Y sommes-nous prêts ? Copenhague a montré que non. Les Etats ne sont pas parvenus à s’entendre sur des réductions d’émissions de gaz à effet de serre vues comme un effort équivalent pour tous. Quand bien même ils y seraient arrivés, on eut pu douter de leur capacité à faire naître une instance de contrôle mutuel et un dispositif de sanctions, tous deux indispensables pour donner force à l’accord.

Au Danemark nos dirigeants n’ont pas non plus été convaincants en matière de partage du « savoir vert ». A l’heure où les puissances émergentes taillent des croupières aux économies développées dans presque tous les domaines, les pays du Nord ne sont pas prêts à transférer les seules compétences sur lesquelles ils ont encore un « avantage concurrentiel », les seules à partir desquelles, dans le cadre libre-échangiste actuel, ils peuvent encore créer de l’emploi industriel. Vendre, oui. Partager, non. Même si c’est l’avenir de la planète qui est en jeu. Il faudra donc d’abord revenir sur le libre-échange pour en reparler ?

La plus lourde des solidarités peut-elle être de Droite ?

Une des manières de voir l’écologie, à laquelle je tiens beaucoup, est la suivante : elle est la plus lourde, la plus urgente et pourtant aussi la plus distante (abstraite en un sens, complexe à mettre en oeuvre) des solidarités. La plus « difficile » à envisager, celle qui fait le plus appel à l’intellect face à l’affect.

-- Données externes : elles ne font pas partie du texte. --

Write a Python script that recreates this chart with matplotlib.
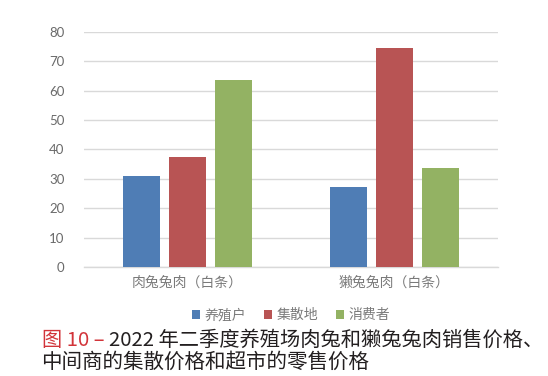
import numpy as np
import matplotlib
matplotlib.use("Agg")
import matplotlib.pyplot as plt

plt.rcParams['font.family'] = ['Noto Sans CJK SC', 'DejaVu Sans']

categories = ["肉兔兔肉（白条）", "獭兔兔肉（白条）"]
series_names = ["养殖户", "集散地", "消费者"]
farm = [31.1, 27.4]
market = [37.3, 74.5]
consumer = [63.7, 33.7]
y_ticks = [0, 10, 20, 30, 40, 50, 60, 70, 80]

colors = ["#4f7db5", "#b85454", "#93b263"]

fig = plt.figure(figsize=(5.48, 3.76), dpi=100)
ax = fig.add_axes([0.1533, 0.2886, 0.7555, 0.6276])

x = np.arange(len(categories))
width = 0.175
step = 0.222
for i, (vals, name) in enumerate(zip([farm, market, consumer], series_names)):
    ax.bar(x + (i - 1) * step, vals, width, color=colors[i], label=name, zorder=3)

ax.set_xlim(-0.5, 1.5)
ax.set_ylim(0, 80)
ax.set_yticks(y_ticks)
ax.set_xticks(x)
ax.set_xticklabels(categories, fontsize=10, color="#7a7a7a")
ax.tick_params(axis='y', length=0, pad=14, labelsize=9.5, labelcolor="#6a6a6a")
ax.tick_params(axis='x', length=0, pad=6)
for lbl in ax.get_yticklabels():
    lbl.set_family(['Lato', 'DejaVu Sans'])
ax.grid(axis='y', color="#d9d9d9", linewidth=1, zorder=0)
for side in ["top", "right", "left"]:
    ax.spines[side].set_visible(False)
ax.spines["bottom"].set_color("#d9d9d9")
ax.spines["bottom"].set_linewidth(1)

leg = ax.legend(loc="upper center", bbox_to_anchor=(0.5, -0.15), ncol=3,
                frameon=False, fontsize=10, handlelength=0.6, handleheight=0.6,
                handletextpad=0.3, columnspacing=1.3, borderaxespad=0)
for t in leg.get_texts():
    t.set_color("#7a7a7a")

# caption below the chart
t1 = fig.text(0.0766, 0.080, "图 10 –", fontsize=14.6, color="#d2343a", va="baseline")
ax.annotate("2022 年二季度养殖场肉兔和獭兔兔肉销售价格、", xy=(1, 0), xycoords=t1,
            xytext=(3, 0), textcoords="offset points",
            fontsize=14.6, color="#231f20", va="bottom", annotation_clip=False)
fig.text(0.0748, 0.022, "中间商的集散价格和超市的零售价格", fontsize=14.8,
         color="#231f20", va="baseline")

fig.savefig("out.png", dpi=100)
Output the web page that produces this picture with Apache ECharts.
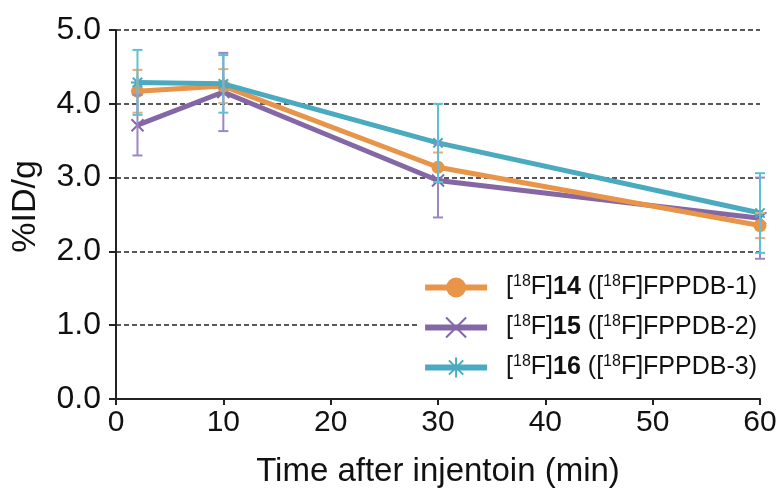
<!DOCTYPE html>
<html>
<head>
<meta charset="utf-8">
<script src="https://cdn.jsdelivr.net/npm/echarts@6/dist/echarts.min.js"></script>
<style>html,body{margin:0;padding:0;background:#fff;}#c{width:780px;height:497px;}</style>
</head>
<body>
<div id="c"></div>
<script>
var times = [2, 10, 30, 60];
var yTicks = [0, 1, 2, 3, 4, 5];
var xTicks = [0, 10, 20, 30, 40, 50, 60];
var mean14 = [4.17, 4.24, 3.14, 2.35];
var sd14   = [0.29, 0.23, 0.20, 0.17];
var mean15 = [3.71, 4.16, 2.96, 2.45];
var sd15   = [0.41, 0.53, 0.50, 0.55];
var mean16 = [4.29, 4.27, 3.47, 2.52];
var sd16   = [0.44, 0.39, 0.53, 0.54];

var seriesNames = ['s14', 's15', 's16'];
var legendText = {
  s14: '{g| }{n|[}{sup|18}{n|F]}{b|14}{n| ([}{sup|18}{n|F]FPPDB-1)}',
  s15: '{g| }{n|[}{sup|18}{n|F]}{b|15}{n| ([}{sup|18}{n|F]FPPDB-2)}',
  s16: '{g| }{n|[}{sup|18}{n|F]}{b|16}{n| ([}{sup|18}{n|F]FPPDB-3)}'
};
var lineColors = ['#E8954A', '#8468A6', '#4AAABF'];
var barColors = ['#F2AA6A', '#9C87C2', '#5EC0D8'];

function pts(means) { return times.map(function (t, i) { return [t, means[i]]; }); }
function errs(means, sds) { return times.map(function (t, i) { return [t, means[i] - sds[i], means[i] + sds[i]]; }); }

var xSym = 'path://M0,0L10,10M10,0L0,10';
var starSym = 'path://M0,0L10,10M10,0L0,10M5,-2L5,12M-2,5L12,5';

function errSeries(data, color) {
  return {
    type: 'custom',
    z: 5,
    silent: true,
    renderItem: function (params, api) {
      var x = api.value(0);
      var lo = api.coord([x, api.value(1)]);
      var hi = api.coord([x, api.value(2)]);
      var hw = 5;
      var st = { stroke: color, lineWidth: 2 };
      return {
        type: 'group',
        children: [
          { type: 'line', shape: { x1: lo[0], y1: lo[1], x2: hi[0], y2: hi[1] }, style: st },
          { type: 'line', shape: { x1: lo[0] - hw, y1: lo[1], x2: lo[0] + hw, y2: lo[1] }, style: st },
          { type: 'line', shape: { x1: hi[0] - hw, y1: hi[1], x2: hi[0] + hw, y2: hi[1] }, style: st }
        ]
      };
    },
    encode: { x: 0, y: [1, 2] },
    data: data
  };
}

var chart = echarts.init(document.getElementById('c'), null, { renderer: 'canvas' });
var font = 'Liberation Sans, Arial, sans-serif';
chart.setOption({
  animation: false,
  backgroundColor: '#fff',
  textStyle: { fontFamily: font },
  grid: { left: 116, right: 20, top: 30, bottom: 98, containLabel: false },
  xAxis: {
    type: 'value', min: 0, max: 60, interval: 10,
    name: 'Time after injentoin (min)', nameLocation: 'middle', nameGap: 56,
    nameTextStyle: { fontSize: 33, color: '#111', fontFamily: font },
    axisLine: { lineStyle: { color: '#222', width: 2 } },
    axisTick: { show: true, length: 6, lineStyle: { color: '#222', width: 2 } },
    axisLabel: { fontSize: 30, color: '#111', margin: 9, fontFamily: font,
      customValues: xTicks },
    splitLine: { show: false }
  },
  yAxis: {
    type: 'value', min: 0, max: 5, interval: 1,
    name: '%ID/g', nameLocation: 'middle', nameGap: 73, nameRotate: 90,
    nameTextStyle: { fontSize: 34, color: '#111', fontFamily: font, padding: [0, 0, 0, 16] },
    axisLine: { show: true, lineStyle: { color: '#222', width: 2 } },
    axisTick: { show: true, length: 7, lineStyle: { color: '#222', width: 2 } },
    axisLabel: { fontSize: 32, color: '#111', margin: 15, fontFamily: font,
      formatter: function (v) { return v.toFixed(1); } },
    splitLine: { show: true, lineStyle: { color: '#222', width: 1.5, type: [5, 3] } }
  },
  legend: {
    orient: 'vertical', right: 18, top: 270,
    itemWidth: 62, itemHeight: 25, itemGap: 14,
    backgroundColor: '#fff',
    padding: [4, 5, 4, 3],
    data: seriesNames,
    lineStyle: { width: 6 },
    formatter: function (name) { return legendText[name]; },
    textStyle: {
      fontFamily: font,
      rich: {
        g: { width: 14, fontSize: 10 },
        n: { fontSize: 25, color: '#111', lineHeight: 27, fontFamily: font },
        b: { fontSize: 25, color: '#111', fontWeight: 'bold', lineHeight: 27, fontFamily: font },
        sup: { fontSize: 16, color: '#111', verticalAlign: 'top', lineHeight: 16, fontFamily: font }
      }
    }
  },
  series: [
    { name: 's14', type: 'line', data: pts(mean14), symbol: 'circle', symbolSize: 13,
      lineStyle: { width: 5, color: lineColors[0] }, itemStyle: { color: lineColors[0] }, z: 3 },
    { name: 's15', type: 'line', data: pts(mean15), symbol: xSym, symbolSize: 12,
      lineStyle: { width: 5, color: lineColors[1] },
      itemStyle: { color: lineColors[1], borderColor: lineColors[1], borderWidth: 2 }, z: 2 },
    { name: 's16', type: 'line', data: pts(mean16), symbol: starSym, symbolSize: 13,
      lineStyle: { width: 5, color: lineColors[2] },
      itemStyle: { color: lineColors[2], borderColor: lineColors[2], borderWidth: 2 }, z: 4 },
    errSeries(errs(mean14, sd14), barColors[0]),
    errSeries(errs(mean15, sd15), barColors[1]),
    errSeries(errs(mean16, sd16), barColors[2])
  ]
});
</script>
</body>
</html>
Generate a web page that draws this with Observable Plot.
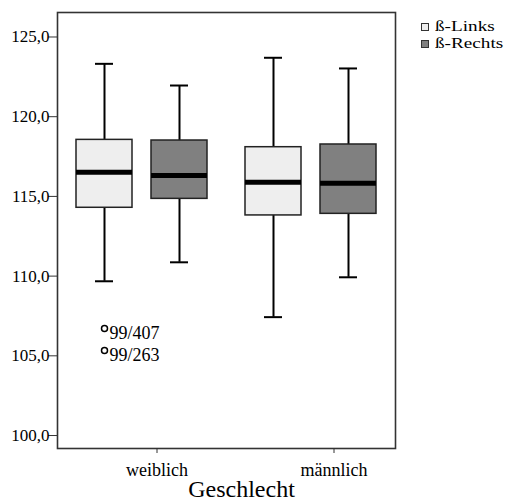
<!DOCTYPE html>
<html>
<head>
<meta charset="utf-8">
<script src="https://cdn.jsdelivr.net/npm/d3@7"></script>
<script src="https://cdn.jsdelivr.net/npm/@observablehq/plot@0.6"></script>
<style>
  html, body { margin: 0; padding: 0; background: #fff; }
  #wrap { position: relative; width: 509px; height: 503px; font-family: "Liberation Serif", Tinos, "Times New Roman", Times, "DejaVu Serif", serif; }
  #legend { position: absolute; left: 421px; top: 18px; font-size: 15px; color: #000; }
  #legend .row { display: flex; align-items: center; height: 17px; white-space: nowrap; }
  #legend .sw { width: 8px; height: 8px; border: 1px solid #333; margin-right: 6px; box-sizing: border-box; }
  #legend .lt { display: inline-block; transform: scaleX(1.28); transform-origin: left center; }
  #xlabel { position: absolute; left: 0; width: 483px; text-align: center; top: 476px; font-size: 24px; color: #000; line-height: 26px; }
</style>
</head>
<body>
<div id="wrap"></div>
<script>
// ---- data ----
const groups = ["weiblich", "männlich"];
const sides = ["ß-Links", "ß-Rechts"];
const sideColors = ["#eeeeee", "#808080"];
// order: weiblich/Links, weiblich/Rechts, männlich/Links, männlich/Rechts
const boxGroup = ["weiblich", "weiblich", "männlich", "männlich"];
const boxSide = ["ß-Links", "ß-Rechts", "ß-Links", "ß-Rechts"];
const whiskerLow = [109.30, 110.49, 107.05, 109.55];
const q1 = [113.91, 114.47, 113.43, 113.53];
const median = [116.14, 115.93, 115.51, 115.45];
const q3 = [118.17, 118.13, 117.71, 117.88];
const whiskerHigh = [122.94, 121.58, 123.32, 122.65];
const outlierGroup = ["weiblich", "weiblich"];
const outlierSide = ["ß-Links", "ß-Links"];
const outlierValue = [106.34, 104.96];
const outlierLabel = ["99/407", "99/263"];
const yTicks = [100, 105, 110, 115, 120, 125];
const yDomain = [98.81, 126.16];
const xTitle = "Geschlecht";

const boxes = boxGroup.map((g, i) => ({
  g, side: boxSide[i], lo: whiskerLow[i], q1: q1[i], med: median[i], q3: q3[i], hi: whiskerHigh[i]
}));
const outliers = outlierValue.map((v, i) => ({g: outlierGroup[i], side: outlierSide[i], v, label: outlierLabel[i]}));

const font = '"Liberation Serif", Tinos, "Times New Roman", Times, "DejaVu Serif", serif';
const fmt = d => d.toFixed(1).replace(".", ",");

const chart = Plot.plot({
  width: 509,
  height: 503,
  marginLeft: 56,
  marginRight: 114,
  marginTop: 12,
  marginBottom: 55,
  style: {fontFamily: font, background: "#fff", color: "#000"},
  fx: {domain: groups, paddingInner: 0, paddingOuter: 0, axis: null},
  x: {domain: sides, paddingInner: 0.25, paddingOuter: 0.24, axis: null},
  y: {domain: yDomain, axis: null},
  color: {domain: sides, range: sideColors},
  marks: [
    Plot.frame({facet: "super", stroke: "#333", strokeWidth: 1.6}),
    Plot.axisY({ticks: yTicks, tickFormat: fmt, tickSize: 9, tickPadding: -1, fontSize: 17, fontFamily: font, dy: 6, stroke: "#333", fill: "#000", label: null}),
    Plot.axisFx({ticks: [groups[0]], anchor: "bottom", tickSize: 5, tickPadding: 10, fontSize: 18, fontFamily: font, fill: "#000", stroke: "#333", label: null, dx: 15}),
    Plot.axisFx({ticks: [groups[1]], anchor: "bottom", tickSize: 5, tickPadding: 10, fontSize: 18, fontFamily: font, fill: "#000", stroke: "#333", label: null, dx: 23}),
    Plot.ruleX(boxes, {fx: "g", x: "side", y1: "lo", y2: "hi", stroke: "#000", strokeWidth: 2}),
    Plot.tickY(boxes, {fx: "g", x: "side", y: "lo", stroke: "#000", strokeWidth: 2, insetLeft: 19, insetRight: 19}),
    Plot.tickY(boxes, {fx: "g", x: "side", y: "hi", stroke: "#000", strokeWidth: 2, insetLeft: 19, insetRight: 19}),
    Plot.barY(boxes, {fx: "g", x: "side", y1: "q1", y2: "q3", fill: "side", stroke: "#222", strokeWidth: 1.5}),
    Plot.tickY(boxes, {fx: "g", x: "side", y: "med", stroke: "#000", strokeWidth: 5}),
    Plot.dot(outliers, {fx: "g", x: "side", y: "v", r: 3, stroke: "#000", strokeWidth: 1.5, fill: "#fff"}),
    Plot.text(outliers, {fx: "g", x: "side", y: "v", text: "label", textAnchor: "start", dx: 5, dy: 5, fontSize: 18, fontFamily: font, fill: "#000"})
  ]
});

const wrap = document.getElementById("wrap");
wrap.appendChild(chart);

const legend = document.createElement("div");
legend.id = "legend";
sides.forEach((s, i) => {
  const row = document.createElement("div");
  row.className = "row";
  const sw = document.createElement("span");
  sw.className = "sw";
  sw.style.background = sideColors[i];
  const t = document.createElement("span");
  t.className = "lt";
  t.textContent = s;
  row.appendChild(sw);
  row.appendChild(t);
  legend.appendChild(row);
});
wrap.appendChild(legend);

const xl = document.createElement("div");
xl.id = "xlabel";
xl.textContent = xTitle;
wrap.appendChild(xl);
</script>
</body>
</html>
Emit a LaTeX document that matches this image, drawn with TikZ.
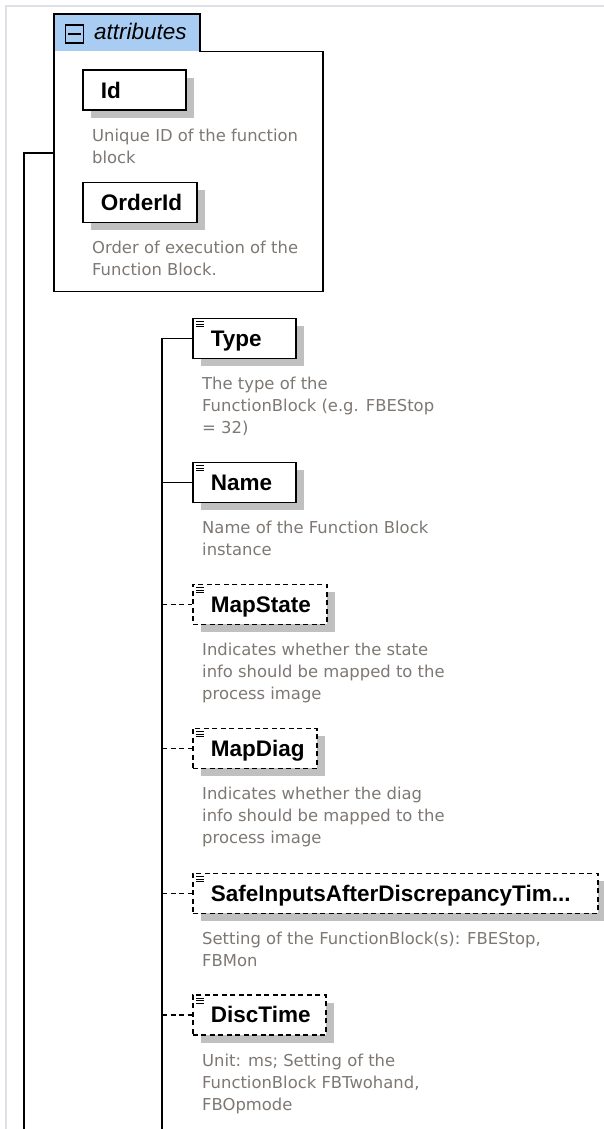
\documentclass[tikz,border=0pt]{standalone}
\usepackage{fontspec}
\setmainfont{Liberation Sans}
\newfontfamily\descfont{DejaVu Sans}
\usetikzlibrary{shadows,positioning}

\definecolor{tabblue}{RGB}{169,205,242}
\definecolor{descgray}{RGB}{125,120,115}
\definecolor{shadowgray}{RGB}{192,192,192}
\definecolor{framegray}{RGB}{221,225,230}

% three small bars in the top left corner of an element box
\newcommand\elemicon[1]{%
  \foreach \k in {0,1,2}
    \draw[line width=0.9pt] ([shift={(4,{4+2.6*\k})}]#1.north west) -- ++(8,0);}

\begin{document}
\begin{tikzpicture}[
        x=1pt, y=-1pt,
        % Define styles for consistency
        elem/.style={draw, line width=1.8pt, fill=white, anchor=north west,
            minimum height=40pt, text height=18pt, text depth=2pt,
            inner ysep=10pt, inner xsep=18pt, align=left,
            font=\fontsize{22.5}{26}\selectfont\bfseries,
            general shadow={fill=shadowgray, shadow xshift=8pt, shadow yshift=-8pt}},
        optelem/.style={elem, dash pattern=on 5pt off 3.5pt},
        desc/.style={anchor=base west, inner sep=0pt, align=left, text=descgray,
            font=\descfont\fontsize{16.4}{22}\selectfont},
        link/.style={line width=1.8pt},
        optlink/.style={link, dash pattern=on 5pt off 3.5pt}
    ]
        \useasboundingbox (0,0) rectangle (604,1129);

        % --- Frame ---
        \draw[framegray, line width=1.5pt] (6,1129) -- (6,6) -- (604,6);

        % --- Attributes group ---
        \fill[tabblue] (54,14) rectangle (200,51.5);
        \draw[line width=1.8pt] (54,14) -- (200,14) -- (200,51.5) -- (323,51.5)
            -- (323,291.5) -- (54,291.5) -- cycle;
        \node[anchor=north west, inner sep=0pt, minimum width=269pt,
            minimum height=277.5pt] (attrs) at (54,14) {};
        \node[draw, line width=1.2pt, anchor=north west, inner sep=0pt,
            minimum size=18pt] (collapse) at (64.5,24.5) {};
        \draw[line width=1.2pt] ([xshift=3pt]collapse.west) -- ([xshift=-3pt]collapse.east);
        \node[anchor=base west, inner sep=0pt,
            font=\fontsize{22.5}{26}\selectfont\itshape] (attrlabel) at (94,40) {attributes};

        % (base of a description = base of its last line)
        \node[elem, text width=67pt] (id) at (82,69.5) {Id};
        \node[desc] (iddesc) at ([shift={(10,52.5)}]id.south west)
            {Unique ID of the function\\block};
        \node[elem, text width=78pt] (orderid) at (82,181.5) {OrderId};
        \node[desc] (orderiddesc) at ([shift={(10,52.5)}]orderid.south west)
            {Order of execution of the\\Function Block.};

        % --- Elements ---
        \node[elem, text width=67pt] (type) at (192,317.5) {Type};
        \node[desc] (typedesc) at ([shift={(10,74.5)}]type.south west)
            {The type of the\\FunctionBlock (e.g. FBEStop\\= 32)};

        \node[elem, text width=67pt] (name) at (192,461.5) {Name};
        \node[desc] (namedesc) at ([shift={(10,52.5)}]name.south west)
            {Name of the Function Block\\instance};

        \node[optelem, text width=98pt] (mapstate) at (192,583.5) {MapState};
        \node[desc] (mapstatedesc) at ([shift={(10,74.5)}]mapstate.south west)
            {Indicates whether the state\\info should be mapped to the\\process image};

        \node[optelem, text width=88pt] (mapdiag) at (192,727.5) {MapDiag};
        \node[desc] (mapdiagdesc) at ([shift={(10,74.5)}]mapdiag.south west)
            {Indicates whether the diag\\info should be mapped to the\\process image};

        \node[optelem, text width=369pt] (safeinputs) at (192,872.5)
            {SafeInputsAfterDiscrepancyTim...};
        \node[desc] (safeinputsdesc) at ([shift={(10,52.5)}]safeinputs.south west)
            {Setting of the FunctionBlock(s): FBEStop,\\FBMon};

        \node[optelem, text width=97pt] (disctime) at (192,994) {DiscTime};
        \node[desc] (disctimedesc) at ([shift={(10,74.5)}]disctime.south west)
            {Unit: ms; Setting of the\\FunctionBlock FBTwohand,\\FBOpmode};

        \elemicon{type}
        \elemicon{name}
        \elemicon{mapstate}
        \elemicon{mapdiag}
        \elemicon{safeinputs}
        \elemicon{disctime}

        % --- Connectors ---
        \coordinate (trunkend) at (24,1131);
        \coordinate (seqend) at (162,1131);
        \draw[link] (trunkend) |- (attrs.west);
        \draw[link] (seqend) |- (type.west);
        \draw[link] (name.west -| seqend) -- (name.west);
        \draw[optlink] (mapstate.west -| seqend) -- (mapstate.west);
        \draw[optlink] (mapdiag.west -| seqend) -- (mapdiag.west);
        \draw[optlink] (safeinputs.west -| seqend) -- (safeinputs.west);
        \draw[optlink] (disctime.west -| seqend) -- (disctime.west);

\end{tikzpicture}
\end{document}
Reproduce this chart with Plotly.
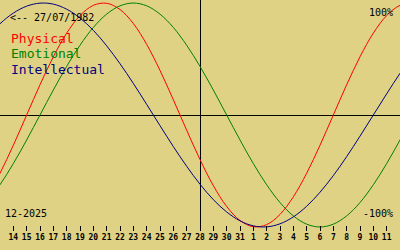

Tout le monde ou presque est en effet solidaire de sa famille, ses proches. Il est un peu moins de monde pour compatir au sort des malades ou handicapés, notamment quand on ne s’imagine pas à leur place ou qu’on estime parmi ces personnes que certaines sont responsables de leur destin (certains malades du SIDA ou accidentés de la route subissent ce regard). Cette dernière explication sert de prétexte général à une moitié de nos concitoyens pour considérer que les plus pauvres, même « de chez nous », méritent plutôt leur sort et qu’il n’est pas utile d’en faire davantage pour eux.

Alors combien de nous, combien de gens parmi ceux qui considèrent encore qu’ils sont « de droite », sont-ils prêts à dépenser pour rendre possible et sereine la vie de gens qui n’existent pas encore et dont une partie sera issue de famille situées à des milliers de kilomètres, dans les marges sahéliennes ou les deltas voués à l’inondation permanente ?

L’écologie de droite : discours plein, demi-mesures

Beaucoup d’éléments rendent donc compte d’une compatibilité limitée entre les valeurs économiques et sociales de la droite d’une part, et les conditions de la réussite d’une action écologique déterminée. Ces faiblesses intrinsèques se repèrent déjà au plan local. Les élus de droite ne sont pas tous inactifs, loin de là, mais une analyse fine démontrerait que leurs actions sont partielles, plus tardives, moins globales et bénéficient moins à l’ensemble de la population : incitation des particuliers mais absence d’investissements de la collectivité elle-même, absence d’acquisitions foncières publiques pour accélérer le renouvellement urbain « durable », transports collectifs modernisés mais évitant les quartiers les plus sensibles… L’écologie de droite répond mais n’anticipe pas, stimule mais ne réalise pas, reproduit mais n’innove pas ; elle n’est pas non plus égalitaire.

Le verbe est haut, mais l’action généralement incomplète : c’est en cela que « l’écologie populaire », désignant les plus volontaristes comme extrémistes, et jouant sur la demande sans faire ni exiger d’effort particulier de plus pollueurs, est une « écologie populiste ».